STORED DATA:
==========
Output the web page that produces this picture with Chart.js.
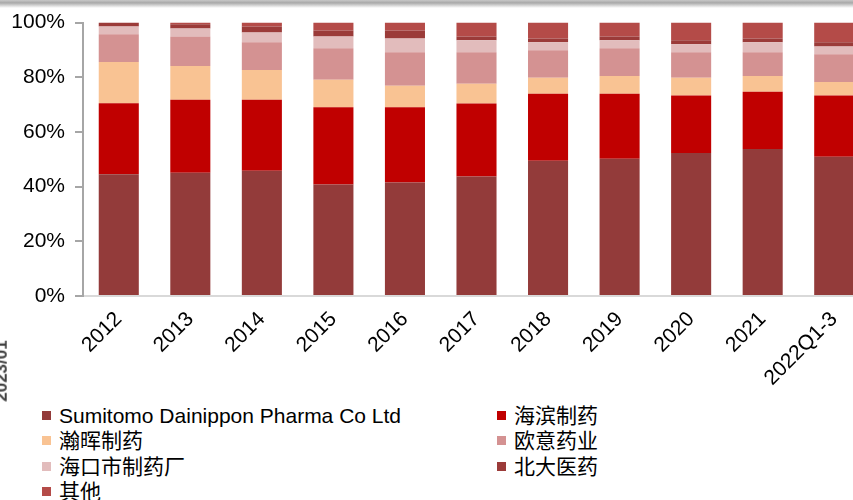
==========
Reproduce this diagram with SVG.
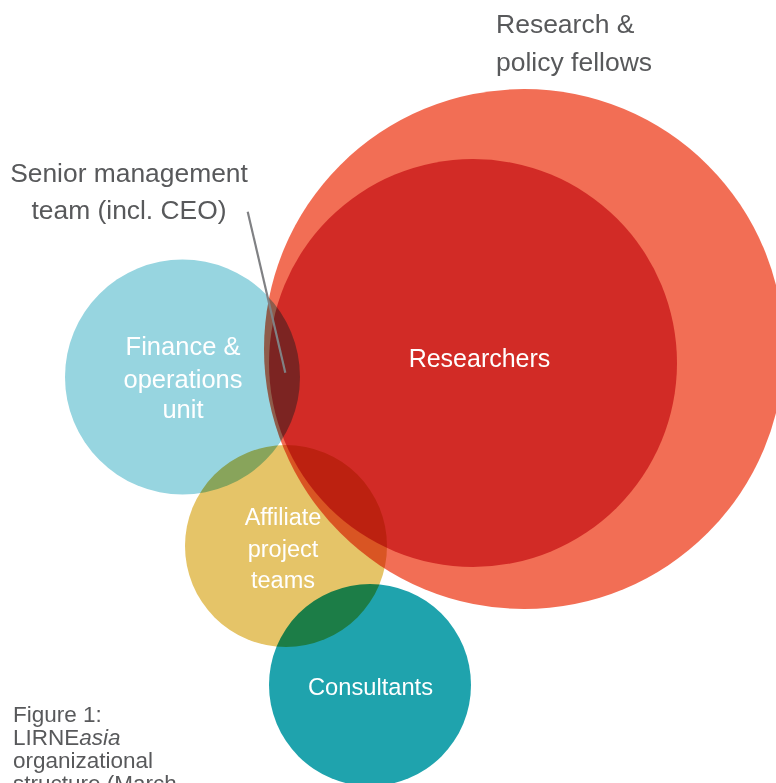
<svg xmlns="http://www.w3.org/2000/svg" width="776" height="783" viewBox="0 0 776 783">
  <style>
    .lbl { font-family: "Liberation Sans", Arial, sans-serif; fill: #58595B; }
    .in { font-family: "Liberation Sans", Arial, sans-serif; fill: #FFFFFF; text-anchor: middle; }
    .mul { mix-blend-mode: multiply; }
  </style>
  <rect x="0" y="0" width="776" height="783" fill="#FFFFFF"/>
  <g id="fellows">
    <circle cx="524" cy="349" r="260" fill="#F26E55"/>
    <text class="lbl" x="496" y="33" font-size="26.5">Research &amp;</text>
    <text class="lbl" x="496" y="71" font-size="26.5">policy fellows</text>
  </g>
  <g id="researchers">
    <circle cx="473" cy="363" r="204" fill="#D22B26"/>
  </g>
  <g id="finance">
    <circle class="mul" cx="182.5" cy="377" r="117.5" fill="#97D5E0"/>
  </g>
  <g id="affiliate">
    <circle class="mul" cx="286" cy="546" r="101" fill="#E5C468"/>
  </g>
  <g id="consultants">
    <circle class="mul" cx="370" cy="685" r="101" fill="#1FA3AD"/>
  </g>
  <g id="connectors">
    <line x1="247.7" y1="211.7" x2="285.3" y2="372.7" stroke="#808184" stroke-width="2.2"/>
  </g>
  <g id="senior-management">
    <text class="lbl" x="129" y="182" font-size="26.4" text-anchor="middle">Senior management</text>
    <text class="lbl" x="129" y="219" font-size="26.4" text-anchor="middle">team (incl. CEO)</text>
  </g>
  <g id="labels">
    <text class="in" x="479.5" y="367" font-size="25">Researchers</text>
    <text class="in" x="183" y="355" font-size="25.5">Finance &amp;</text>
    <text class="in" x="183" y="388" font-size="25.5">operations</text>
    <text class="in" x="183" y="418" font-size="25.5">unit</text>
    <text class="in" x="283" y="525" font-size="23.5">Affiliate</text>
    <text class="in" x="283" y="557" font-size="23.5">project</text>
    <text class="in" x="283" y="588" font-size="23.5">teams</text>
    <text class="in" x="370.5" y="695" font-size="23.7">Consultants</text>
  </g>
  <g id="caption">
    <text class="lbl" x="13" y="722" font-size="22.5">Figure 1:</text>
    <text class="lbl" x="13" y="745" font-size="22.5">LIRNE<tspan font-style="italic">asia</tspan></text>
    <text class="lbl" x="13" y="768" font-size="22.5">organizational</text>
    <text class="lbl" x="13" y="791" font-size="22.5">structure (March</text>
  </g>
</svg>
==========
SET PROBLEM: Pick out all lines from the data above in which the word "with" appears.

WORKED SOLUTION:
Output the web page that produces this picture with Chart.js.
Reproduce this diagram with SVG.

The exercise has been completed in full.